*ITEMS*:
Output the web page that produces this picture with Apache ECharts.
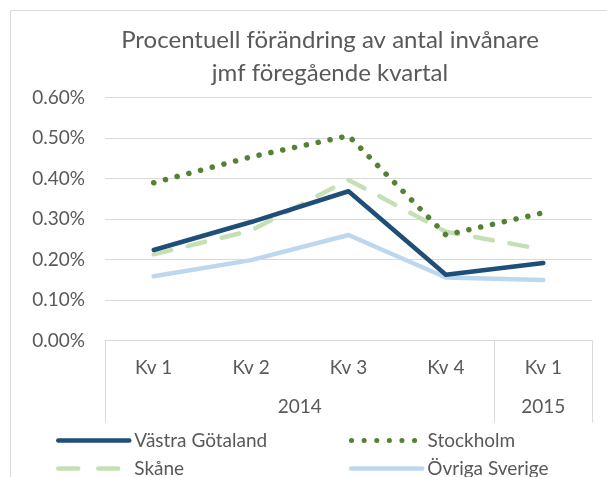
<!DOCTYPE html>
<html>
<head>
<meta charset="utf-8">
<script src="https://cdn.jsdelivr.net/npm/echarts@6/dist/echarts.min.js"></script>
<style>
html,body{margin:0;padding:0;background:#fff;}
#chart{width:607px;height:477px;}
</style>
</head>
<body>
<div id="chart"></div>
<script>
const titleLines = ['Procentuell förändring av antal invånare', 'jmf föregående kvartal'];
const quarters = ['Kv 1', 'Kv 2', 'Kv 3', 'Kv 4', 'Kv 1'];
const years = ['2014', '2015'];
const yearSpans = [4, 1];

const seriesNames = ['Västra Götaland', 'Stockholm', 'Skåne', 'Övriga Sverige'];
const vastraGotaland = [0.224, 0.293, 0.369, 0.163, 0.192];
const stockholm = [0.390, 0.454, 0.506, 0.261, 0.316];
const skane = [0.213, 0.272, 0.397, 0.269, 0.225];
const ovrigaSverige = [0.159, 0.199, 0.261, 0.156, 0.150];

const FONT = 'Lato';
const GRAY = '#595959';
const FS = 19;

const bounds = [0];
yearSpans.forEach(s => bounds.push(bounds[bounds.length - 1] + s));
const yearCenters = yearSpans.map((s, i) => bounds[i] + s / 2);

const chart = echarts.init(document.getElementById('chart'), null, {renderer: 'canvas'});

const lineStyles = [
  {color: '#1f4e79', width: 4.5, type: 'solid', cap: 'round', join: 'round'},
  {color: '#548235', width: 5.5, type: [0.1, 12], cap: 'round', join: 'round'},
  {color: '#c5e0b4', width: 4.5, type: [18, 17], cap: 'round', join: 'round'},
  {color: '#bdd7ee', width: 4.5, type: 'solid', cap: 'round', join: 'round'}
];
const legendLineStyles = [
  lineStyles[0],
  Object.assign({}, lineStyles[1], {type: [0.1, 12.5], width: 5}),
  Object.assign({}, lineStyles[2], {type: [20, 20]}),
  lineStyles[3]
];
const allData = [vastraGotaland, stockholm, skane, ovrigaSverige];
const drawOrder = [3, 2, 0, 1];

const legendPos = [
  {left: 56, top: 431},
  {left: 349, top: 431},
  {left: 56, top: 459},
  {left: 349, top: 459}
];

const option = {
  animation: false,
  backgroundColor: '#fff',
  graphic: [
    {type: 'rect', shape: {x: 10.5, y: 10.5, width: 700, height: 700}, style: {fill: 'none', stroke: '#d9d9d9', lineWidth: 1}, silent: true, z: -1},
    {type: 'text', x: 330, y: 24, style: {text: titleLines.join('\n'), font: '24px Lato', fill: GRAY, textAlign: 'center', lineHeight: 33}}
  ],
  grid: {left: 105, right: 15, top: 97.7, bottom: 136.3, containLabel: false},
  legend: seriesNames.map((n, i) => ({
    data: [n],
    left: legendPos[i].left,
    top: legendPos[i].top,
    itemWidth: 71,
    itemHeight: 16,
    itemGap: 0,
    padding: 0,
    itemStyle: {opacity: 0},
    lineStyle: legendLineStyles[i],
    textStyle: {color: GRAY, fontSize: FS, fontFamily: FONT},
    selectedMode: false
  })),
  xAxis: [
    {
      type: 'category',
      data: quarters.map((q, i) => i),
      boundaryGap: true,
      axisLine: {show: true, lineStyle: {color: '#d9d9d9', width: 1}},
      axisTick: {show: false},
      axisLabel: {color: GRAY, fontSize: FS, fontFamily: FONT, margin: 18, formatter: v => quarters[+v]},
      splitLine: {show: false}
    },
    {
      type: 'value',
      position: 'bottom',
      min: 0,
      max: bounds[bounds.length - 1],
      axisLine: {show: false},
      axisTick: {show: true, customValues: bounds, length: 82, lineStyle: {color: '#d9d9d9', width: 1}},
      axisLabel: {show: true, customValues: yearCenters, color: GRAY, fontSize: FS, fontFamily: FONT, margin: 57,
        formatter: v => { const k = yearCenters.indexOf(v); return k >= 0 ? years[k] : ''; }},
      splitLine: {show: false}
    }
  ],
  yAxis: {
    type: 'value',
    min: 0,
    max: 0.6,
    interval: 0.1,
    axisLine: {show: false},
    axisTick: {show: false},
    axisLabel: {color: GRAY, fontSize: FS, fontFamily: FONT, margin: 20, formatter: v => v.toFixed(2) + '%'},
    splitLine: {lineStyle: {color: '#d9d9d9', width: 1}}
  },
  series: drawOrder.map(i => ({
    name: seriesNames[i],
    type: 'line',
    data: allData[i],
    xAxisIndex: 0,
    symbol: 'none',
    lineStyle: lineStyles[i],
    itemStyle: {color: lineStyles[i].color},
    z: 2 + drawOrder.indexOf(i)
  }))
};
chart.setOption(option);
</script>
</body>
</html>
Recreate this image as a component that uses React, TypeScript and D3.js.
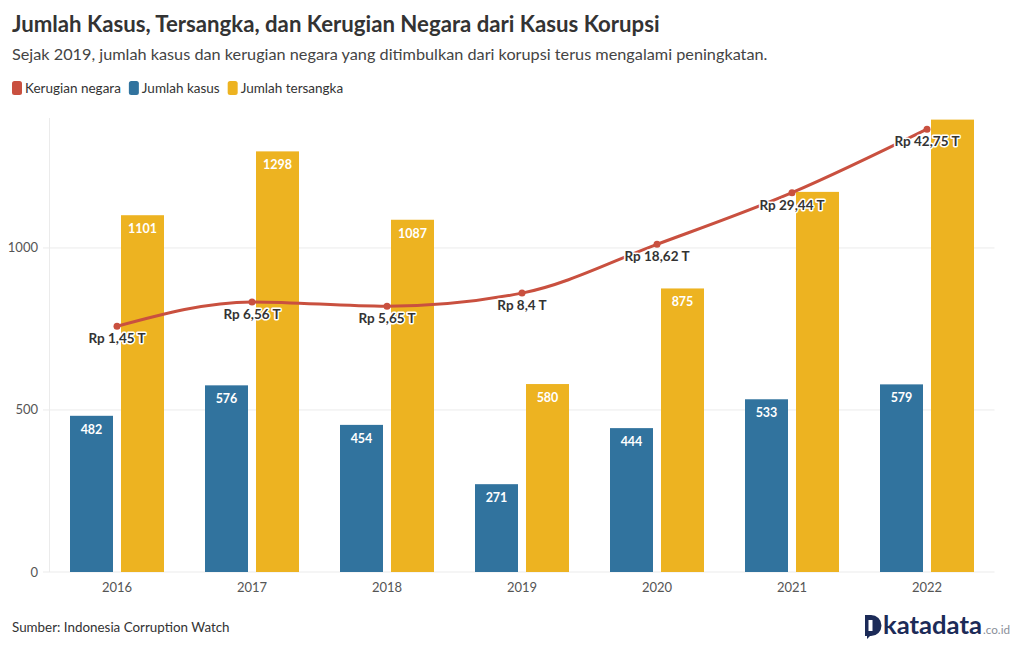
import React from "react";
import * as d3 from "d3";

const years = ["2016", "2017", "2018", "2019", "2020", "2021", "2022"];
const jumlahKasus = [482, 576, 454, 271, 444, 533, 579];
const jumlahTersangka = [1101, 1298, 1087, 580, 875, 1173, 1396];
const tersangkaLabelShown = [true, true, true, true, true, false, false];
const kerugianNegara = [1.45, 6.56, 5.65, 8.4, 18.62, 29.44, 42.75];
const kerugianLabels = ["Rp 1,45 T", "Rp 6,56 T", "Rp 5,65 T", "Rp 8,4 T", "Rp 18,62 T", "Rp 29,44 T", "Rp 42,75 T"];
const yTicks = [0, 500, 1000];
const legendItems = [
  { label: "Kerugian negara", color: "#c9503f" },
  { label: "Jumlah kasus", color: "#31739e" },
  { label: "Jumlah tersangka", color: "#edb321" },
];

const W = 1020;
const H = 650;
const FONT = "Lato, 'Noto Sans', sans-serif";
const margin = { left: 49.5, right: 994.5, top: 118, bottom: 572 };

let ctx: CanvasRenderingContext2D | null = null;
function measure(text: string, font: string) {
  if (!ctx && typeof document !== "undefined") ctx = document.createElement("canvas").getContext("2d");
  if (!ctx) return text.length * 6.5;
  ctx.font = font;
  return ctx.measureText(text).width;
}

export default function App() {
  const x = d3.scaleBand<string>().domain(years).range([margin.left, margin.right]).padding(0);
  const y = d3.scaleLinear().domain([0, 1401]).range([margin.bottom, margin.top]);
  const y2 = d3.scaleLinear().domain([-50.05, 45.1]).range([margin.bottom, margin.top]);
  const cx = (yr: string) => (x(yr) as number) + x.bandwidth() / 2;

  const line = d3
    .line<number>()
    .x((_, i) => cx(years[i]))
    .y((d) => y2(d))
    .curve(d3.curveMonotoneX);

  const barW = 43;
  const gap = 4;

  const legendFont = 13.5;
  let lx = 12;
  const legend = legendItems.map((it) => {
    const g = { ...it, x: lx };
    lx += 13 + measure(it.label, `${legendFont}px Lato`) + 8;
    return g;
  });

  return (
    <svg width={W} height={H} style={{ position: "absolute", left: 0, top: 0, background: "#fff" }} fontFamily={FONT}>
      <text x={12} y={32} fontSize={22.2} fontWeight={700} fill="#333">
        Jumlah Kasus, Tersangka, dan Kerugian Negara dari Kasus Korupsi
      </text>
      <text x={12} y={60} fontSize={16.25} fill="#444">
        Sejak 2019, jumlah kasus dan kerugian negara yang ditimbulkan dari korupsi terus mengalami peningkatan.
      </text>
      {legend.map((it) => (
        <g key={it.label}>
          <rect x={it.x} y={81} width={10} height={14} rx={2.5} fill={it.color} />
          <text x={it.x + 13} y={93} fontSize={legendFont} fill="#333">
            {it.label}
          </text>
        </g>
      ))}

      {/* grid */}
      <line x1={margin.left} x2={margin.left} y1={margin.top} y2={margin.bottom} stroke="#ebebeb" />
      {yTicks.map((t) => (
        <g key={t}>
          <line x1={43} x2={margin.right} y1={y(t)} y2={y(t)} stroke="#ebebeb" />
          <text x={38} y={y(t) + 4.5} fontSize={13} fill="#555" textAnchor="end">
            {t}
          </text>
        </g>
      ))}

      {/* bars */}
      {years.map((yr, i) => {
        const c = cx(yr);
        return (
          <g key={yr}>
            <rect x={c - gap - barW} y={y(jumlahKasus[i])} width={barW} height={y(0) - y(jumlahKasus[i])} fill="#31739e" />
            <rect x={c + gap} y={y(jumlahTersangka[i])} width={barW} height={y(0) - y(jumlahTersangka[i])} fill="#edb321" />
            <text x={c - gap - barW / 2} y={y(jumlahKasus[i]) + 18} fontSize={12.5} fontWeight={700} fill="#fff" textAnchor="middle">
              {jumlahKasus[i]}
            </text>
            {tersangkaLabelShown[i] && (
              <text x={c + gap + barW / 2} y={y(jumlahTersangka[i]) + 18} fontSize={12.5} fontWeight={700} fill="#fff" textAnchor="middle">
                {jumlahTersangka[i]}
              </text>
            )}
            <text x={c} y={592} fontSize={13} fill="#555" textAnchor="middle">
              {yr}
            </text>
          </g>
        );
      })}

      {/* line */}
      <path d={line(kerugianNegara) || ""} fill="none" stroke="#c9503f" strokeWidth={3} />
      {kerugianNegara.map((v, i) => (
        <circle key={i} cx={cx(years[i])} cy={y2(v)} r={3.5} fill="#c9503f" />
      ))}
      {kerugianNegara.map((v, i) => (
        <text
          key={"l" + i}
          x={cx(years[i])}
          y={y2(v) + 17}
          fontSize={13.5}
          fontWeight={700}
          fill="#333"
          textAnchor="middle"
          stroke="#fff"
          strokeWidth={3}
          paintOrder="stroke"
          strokeLinejoin="round"
        >
          {kerugianLabels[i]}
        </text>
      ))}

      <text x={12} y={632} fontSize={13.4} fill="#333">
        Sumber: Indonesia Corruption Watch
      </text>

      {/* logo */}
      <g>
        <path d="M865 615 h6 a10.5 10.5 0 0 1 0 21 h-1 l-3 3 v-3 h-2 z" fill="#1c2b58" />
        <rect x={868.5} y={620} width={4} height={11} fill="#fff" />
        <text x={883} y={634} fontSize={25} fontWeight={700} fill="#1c2b58" textLength={99} lengthAdjust="spacingAndGlyphs">
          katadata
        </text>
        <text x={983} y={634} fontSize={12} fill="#8a8f99" textLength={27} lengthAdjust="spacingAndGlyphs">
          .co.id
        </text>
      </g>
    </svg>
  );
}
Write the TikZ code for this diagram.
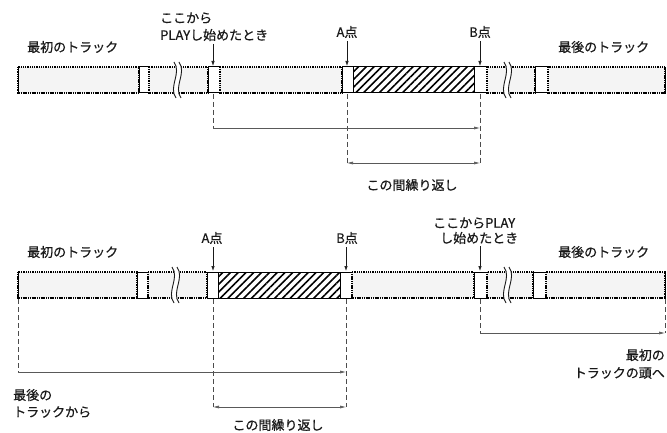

*PROBLEM REQUIREMENTS*:
Retype only the lines above from the one with "Recreate this image" through the one with "import * as", exactly and with both ends. Images stay out.

*ANSWER TO THIS EXERCISE*:
Recreate this image as a component that uses React, TypeScript and D3.js.
import React from "react";
import * as d3 from "d3";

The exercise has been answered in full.